On 24 July 2022, the Luxembourg Law of 20 July 2022 entered into force and comprises a set of provisions amending the Luxembourg law of 5 August 2005 on financial collateral arrangements, as amended (the “Collateral Law”). This and other proposed changes (bill n° 8055) are intended, among other things, to clarify and consolidate current market practices and to adapt the Collateral Law to apply to distributed ledgers technologies (“DLT”).
i. Luxembourg Law of 20 July 2022
The Luxembourg Law of 20 July 2022 has strengthened the legal certainty of parties when determining an enforcement event. Under the former legal framework, the term was debatable, due to the slightly different definition of “enforcement event” in Directive 2002/47/EC of the European Parliament and of the Council of 6 June 2002 on financial collateral arrangements (the “Directive”) than in the Collateral Law, which implements the Directive. Some parties before courts have concluded, based on the Directive’s definition, that a financial collateral arrangement could only be enforced if the secured obligations had become due. The Luxembourg Law of 20 July 2022 confirms the position taken by the Luxembourg courts, which stresses the autonomy of the financial collateral arrangement from the secured obligations as well as the ability of the parties to stipulate that their financial collateral arrangement could be enforced upon the occurrence of any agreed event (i.e. breach of covenant, a representation or warranty, etc.) even if the secured obligations have not become due.

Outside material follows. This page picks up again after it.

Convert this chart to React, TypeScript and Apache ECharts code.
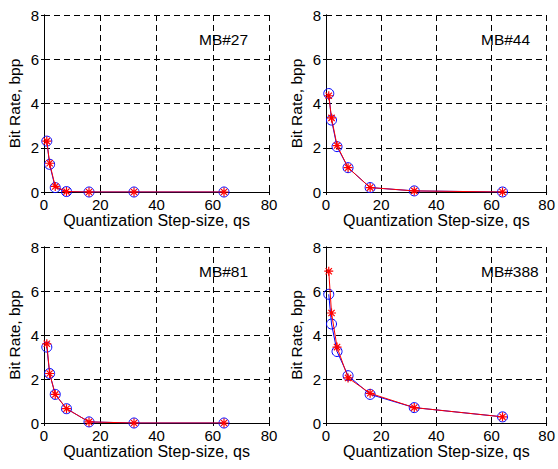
import React, { useEffect, useRef } from "react";
import * as echarts from "echarts";

const qs = [1, 2, 4, 8, 16, 32, 64];
const panelLabels = ["MB#27", "MB#44", "MB#81", "MB#388"];
const blueSeries = [
  [2.3, 1.25, 0.2, 0.02, 0, 0, 0],
  [4.45, 3.25, 2.05, 1.1, 0.2, 0.05, 0],
  [3.45, 2.25, 1.3, 0.65, 0.05, 0, 0],
  [5.85, 4.5, 3.25, 2.15, 1.3, 0.7, 0.28],
];
const redSeries = [
  [2.3, 1.3, 0.25, 0.02, 0, 0, 0],
  [4.35, 3.35, 2.1, 1.1, 0.2, 0.05, 0],
  [3.6, 2.25, 1.3, 0.65, 0.05, 0, 0],
  [6.9, 5.0, 3.45, 2.05, 1.35, 0.7, 0.28],
];
const xTicks = [0, 20, 40, 60, 80];
const yTicks = [0, 2, 4, 6, 8];

const FONT = "Arial";
const STAR =
  "path://M5,0L5,10M0,5L10,5M1.5,1.5L8.5,8.5M1.5,8.5L8.5,1.5";

export default function App() {
  const ref = useRef<HTMLDivElement>(null);
  useEffect(() => {
    if (!ref.current) return;
    const chart = echarts.init(ref.current, null, { renderer: "svg" });
    const grids = [
      { left: 44, top: 15, width: 225, height: 177 },
      { left: 326, top: 15, width: 225, height: 177 },
      { left: 44, top: 247, width: 225, height: 176 },
      { left: 326, top: 247, width: 225, height: 176 },
    ];
    const xAxes: any[] = [];
    const yAxes: any[] = [];
    const series: any[] = [];
    const graphics: any[] = [];
    grids.forEach((g, i) => {
      xAxes.push({
        gridIndex: i,
        type: "value",
        min: xTicks[0],
        max: xTicks[xTicks.length - 1],
        interval: 20,
        position: "bottom",
        name: "Quantization Step-size, qs",
        nameLocation: "middle",
        nameGap: 20,
        nameTextStyle: { color: "#000", fontFamily: FONT, fontSize: 16, verticalAlign: "top" },
        axisLine: { show: true, lineStyle: { color: "#000", width: 1 } },
        axisTick: { show: true, inside: true, length: 3, lineStyle: { color: "#000" } },
        axisLabel: { color: "#000", fontFamily: FONT, fontSize: 15, margin: 5 },
        splitLine: { show: true, lineStyle: { color: "#000", type: [6, 4], width: 1 } },
      });
      xAxes.push({
        gridIndex: i,
        type: "value",
        min: 0,
        max: 80,
        interval: 20,
        position: "top",
        axisLine: { show: true, lineStyle: { color: "#000", width: 1 } },
        axisTick: { show: true, inside: true, length: 3, lineStyle: { color: "#000" } },
        axisLabel: { show: false },
        splitLine: { show: false },
      });
      yAxes.push({
        gridIndex: i,
        type: "value",
        min: yTicks[0],
        max: yTicks[yTicks.length - 1],
        interval: 2,
        position: "left",
        name: "Bit Rate, bpp",
        nameLocation: "middle",
        nameGap: 22,
        nameTextStyle: { color: "#000", fontFamily: FONT, fontSize: 15.5 },
        axisLine: { show: true, lineStyle: { color: "#000", width: 1 } },
        axisTick: { show: true, inside: true, length: 3, lineStyle: { color: "#000" } },
        axisLabel: { color: "#000", fontFamily: FONT, fontSize: 15, margin: 5 },
        splitLine: { show: true, lineStyle: { color: "#000", type: [6, 4], width: 1 } },
      });
      yAxes.push({
        gridIndex: i,
        type: "value",
        min: 0,
        max: 8,
        interval: 2,
        position: "right",
        axisLine: { show: true, lineStyle: { color: "#000", width: 1 } },
        axisTick: { show: true, inside: true, length: 3, lineStyle: { color: "#000" } },
        axisLabel: { show: false },
        splitLine: { show: false },
      });
      series.push({
        type: "line",
        xAxisIndex: i * 2,
        yAxisIndex: i * 2,
        data: qs.map((x, k) => [x, blueSeries[i][k]]),
        symbol: "circle",
        symbolSize: 10,
        lineStyle: { color: "#0000ff", width: 1 },
        itemStyle: { color: "rgba(255,255,255,0)", borderColor: "#0000ff", borderWidth: 1 },
        z: 3,
      });
      series.push({
        type: "line",
        xAxisIndex: i * 2,
        yAxisIndex: i * 2,
        data: qs.map((x, k) => [x, redSeries[i][k]]),
        symbol: STAR,
        symbolSize: 9,
        lineStyle: { color: "#ff0000", width: 1 },
        itemStyle: { color: "rgba(255,255,255,0)", borderColor: "#ff0000", borderWidth: 1.2 },
        z: 4,
      });
      graphics.push({
        type: "text",
        x: g.left + 155,
        y: g.top + 24,
        style: {
          text: panelLabels[i],
          fill: "#000",
          font: `15.5px ${FONT}`,
          verticalAlign: "middle",
        },
      });
    });
    chart.setOption({
      animation: false,
      backgroundColor: "#fff",
      grid: grids.map((g) => ({ ...g, containLabel: false })),
      xAxis: xAxes,
      yAxis: yAxes,
      series,
      graphic: graphics,
    });
    return () => chart.dispose();
  }, []);
  return (
    <div
      ref={ref}
      style={{ position: "fixed", left: 0, top: 0, width: 558, height: 469 }}
    />
  );
}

The second key change introduced by the Luxembourg Law of 20 July 2022 is a modernization of the enforcement methods, by introducing a possibility for the creditor to demand the redemption of the pledged units or shares of a collective investment scheme and to exercise all rights arising from the pledged insurance contract. This confirms that a pledge governed by the Collateral Law can be taken over:
- units or shares of a collective investment scheme; and
- an insurance contract.
The Luxembourg Law of 20 July 2022 has also modernized the procedure for a public sale in the event of an enforcement of the financial collateral arrangement (which is now aligned with the auction procedure).
ii. Bill n° 8055 and pledge over DLT financial instruments
Bill n° 8055 is in line with reforms that have already been carried out by the Luxembourg legislator in the field of digitalization of financial instruments. This began with the amendment of the Luxembourg Law of 1 August 2001 on the circulation of securities, as amended by the Luxembourg law of 1 March 2019 (Securities Circulation Law), and the Luxembourg law of 6 April 2013 on dematerialized securities, as amended by the Law of 22 January 2021 in order to enable the use of distributed electronic ledgers for the maintenance or/and registration of securities accounts.
The Collateral Law already sets out that application of the law, the situation of the securities that are still held with the relevant account keeper, the validity or effectiveness of the collateral set up in accordance with the Collateral Law, may not be affected by the maintaining of securities accounts within such a secured electronic registration mechanism or by the credit of securities on securities accounts through such secured electronic registration mechanism.
In light of the Securities Circulation Law and the Dematerialized Securities Law, the proposed bill aims to expressly recognize pledges over financial instruments using distributed ledger technology and enable the use of technology of distributed electronic registers in financial collateral arrangements in a legally secure manner, without regard to the technology being used.